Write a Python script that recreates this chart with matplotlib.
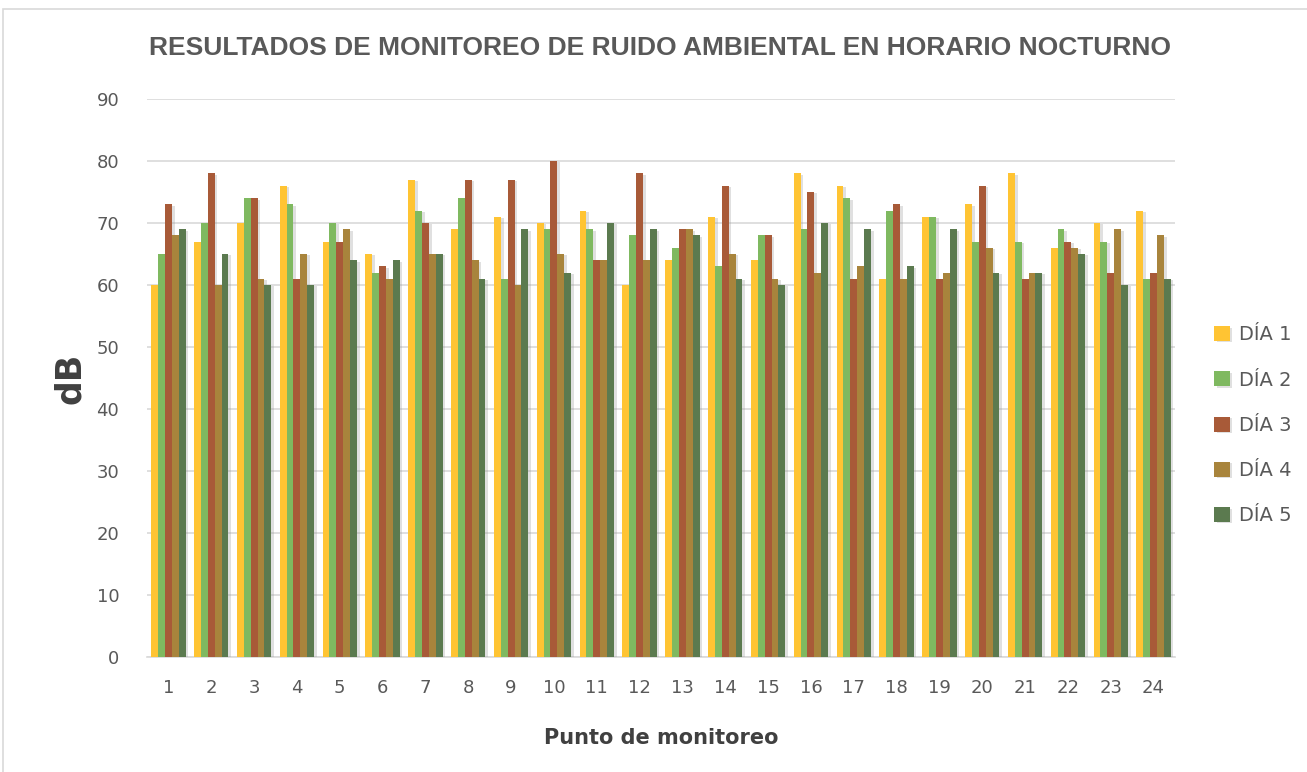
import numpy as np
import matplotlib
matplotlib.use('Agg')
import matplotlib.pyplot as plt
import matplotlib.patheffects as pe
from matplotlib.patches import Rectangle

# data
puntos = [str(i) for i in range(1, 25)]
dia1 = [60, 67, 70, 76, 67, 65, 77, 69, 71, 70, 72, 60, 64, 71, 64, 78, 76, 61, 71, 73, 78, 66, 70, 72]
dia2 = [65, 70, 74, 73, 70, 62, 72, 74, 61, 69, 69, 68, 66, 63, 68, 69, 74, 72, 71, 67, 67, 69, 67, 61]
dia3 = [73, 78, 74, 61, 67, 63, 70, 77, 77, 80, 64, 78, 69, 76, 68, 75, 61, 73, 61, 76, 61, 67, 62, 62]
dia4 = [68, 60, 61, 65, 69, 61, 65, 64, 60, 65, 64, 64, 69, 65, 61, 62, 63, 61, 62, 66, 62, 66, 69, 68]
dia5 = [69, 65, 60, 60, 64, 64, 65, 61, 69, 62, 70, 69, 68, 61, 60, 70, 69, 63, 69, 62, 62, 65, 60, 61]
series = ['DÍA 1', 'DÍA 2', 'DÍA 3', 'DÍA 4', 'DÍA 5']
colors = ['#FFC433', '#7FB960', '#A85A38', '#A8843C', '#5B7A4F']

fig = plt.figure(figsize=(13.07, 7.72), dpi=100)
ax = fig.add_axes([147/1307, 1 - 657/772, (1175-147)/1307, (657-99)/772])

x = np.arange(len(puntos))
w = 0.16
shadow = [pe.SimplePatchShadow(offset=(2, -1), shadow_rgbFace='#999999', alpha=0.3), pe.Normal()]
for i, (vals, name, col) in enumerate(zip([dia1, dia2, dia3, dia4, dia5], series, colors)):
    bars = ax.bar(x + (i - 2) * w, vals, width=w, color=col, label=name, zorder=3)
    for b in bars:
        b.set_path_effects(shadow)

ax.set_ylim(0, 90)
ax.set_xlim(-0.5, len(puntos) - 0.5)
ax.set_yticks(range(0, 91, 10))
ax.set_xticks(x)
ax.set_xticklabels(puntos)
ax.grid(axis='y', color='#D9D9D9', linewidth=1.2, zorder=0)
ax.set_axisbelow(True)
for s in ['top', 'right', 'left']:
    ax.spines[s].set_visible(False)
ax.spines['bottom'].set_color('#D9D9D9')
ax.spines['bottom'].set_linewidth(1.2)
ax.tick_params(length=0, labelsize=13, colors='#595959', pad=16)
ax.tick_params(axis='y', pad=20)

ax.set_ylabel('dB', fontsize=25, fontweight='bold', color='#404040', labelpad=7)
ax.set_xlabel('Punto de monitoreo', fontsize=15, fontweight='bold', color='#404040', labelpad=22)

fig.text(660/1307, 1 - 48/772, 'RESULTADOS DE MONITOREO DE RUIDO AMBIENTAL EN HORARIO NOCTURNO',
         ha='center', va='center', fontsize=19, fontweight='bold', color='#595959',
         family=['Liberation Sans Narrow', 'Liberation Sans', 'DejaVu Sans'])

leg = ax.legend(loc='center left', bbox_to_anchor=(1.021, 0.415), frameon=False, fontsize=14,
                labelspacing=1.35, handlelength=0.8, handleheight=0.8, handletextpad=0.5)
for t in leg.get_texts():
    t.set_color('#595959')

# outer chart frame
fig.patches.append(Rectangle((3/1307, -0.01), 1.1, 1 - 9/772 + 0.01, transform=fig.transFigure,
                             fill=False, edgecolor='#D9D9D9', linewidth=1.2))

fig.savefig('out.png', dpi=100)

## [Exercise requirements]
Give an exact reproduction of every line, leaving out any picture.

## [Correct output]
Write a Python script that recreates this chart with matplotlib.
import numpy as np
import matplotlib
matplotlib.use('Agg')
import matplotlib.pyplot as plt
import matplotlib.patheffects as pe
from matplotlib.patches import Rectangle

# data
puntos = [str(i) for i in range(1, 25)]
dia1 = [60, 67, 70, 76, 67, 65, 77, 69, 71, 70, 72, 60, 64, 71, 64, 78, 76, 61, 71, 73, 78, 66, 70, 72]
dia2 = [65, 70, 74, 73, 70, 62, 72, 74, 61, 69, 69, 68, 66, 63, 68, 69, 74, 72, 71, 67, 67, 69, 67, 61]
dia3 = [73, 78, 74, 61, 67, 63, 70, 77, 77, 80, 64, 78, 69, 76, 68, 75, 61, 73, 61, 76, 61, 67, 62, 62]
dia4 = [68, 60, 61, 65, 69, 61, 65, 64, 60, 65, 64, 64, 69, 65, 61, 62, 63, 61, 62, 66, 62, 66, 69, 68]
dia5 = [69, 65, 60, 60, 64, 64, 65, 61, 69, 62, 70, 69, 68, 61, 60, 70, 69, 63, 69, 62, 62, 65, 60, 61]
series = ['DÍA 1', 'DÍA 2', 'DÍA 3', 'DÍA 4', 'DÍA 5']
colors = ['#FFC433', '#7FB960', '#A85A38', '#A8843C', '#5B7A4F']

fig = plt.figure(figsize=(13.07, 7.72), dpi=100)
ax = fig.add_axes([147/1307, 1 - 657/772, (1175-147)/1307, (657-99)/772])

x = np.arange(len(puntos))
w = 0.16
shadow = [pe.SimplePatchShadow(offset=(2, -1), shadow_rgbFace='#999999', alpha=0.3), pe.Normal()]
for i, (vals, name, col) in enumerate(zip([dia1, dia2, dia3, dia4, dia5], series, colors)):
    bars = ax.bar(x + (i - 2) * w, vals, width=w, color=col, label=name, zorder=3)
    for b in bars:
        b.set_path_effects(shadow)

ax.set_ylim(0, 90)
ax.set_xlim(-0.5, len(puntos) - 0.5)
ax.set_yticks(range(0, 91, 10))
ax.set_xticks(x)
ax.set_xticklabels(puntos)
ax.grid(axis='y', color='#D9D9D9', linewidth=1.2, zorder=0)
ax.set_axisbelow(True)
for s in ['top', 'right', 'left']:
    ax.spines[s].set_visible(False)
ax.spines['bottom'].set_color('#D9D9D9')
ax.spines['bottom'].set_linewidth(1.2)
ax.tick_params(length=0, labelsize=13, colors='#595959', pad=16)
ax.tick_params(axis='y', pad=20)

ax.set_ylabel('dB', fontsize=25, fontweight='bold', color='#404040', labelpad=7)
ax.set_xlabel('Punto de monitoreo', fontsize=15, fontweight='bold', color='#404040', labelpad=22)

fig.text(660/1307, 1 - 48/772, 'RESULTADOS DE MONITOREO DE RUIDO AMBIENTAL EN HORARIO NOCTURNO',
         ha='center', va='center', fontsize=19, fontweight='bold', color='#595959',
         family=['Liberation Sans Narrow', 'Liberation Sans', 'DejaVu Sans'])

leg = ax.legend(loc='center left', bbox_to_anchor=(1.021, 0.415), frameon=False, fontsize=14,
                labelspacing=1.35, handlelength=0.8, handleheight=0.8, handletextpad=0.5)
for t in leg.get_texts():
    t.set_color('#595959')

# outer chart frame
fig.patches.append(Rectangle((3/1307, -0.01), 1.1, 1 - 9/772 + 0.01, transform=fig.transFigure,
                             fill=False, edgecolor='#D9D9D9', linewidth=1.2))

fig.savefig('out.png', dpi=100)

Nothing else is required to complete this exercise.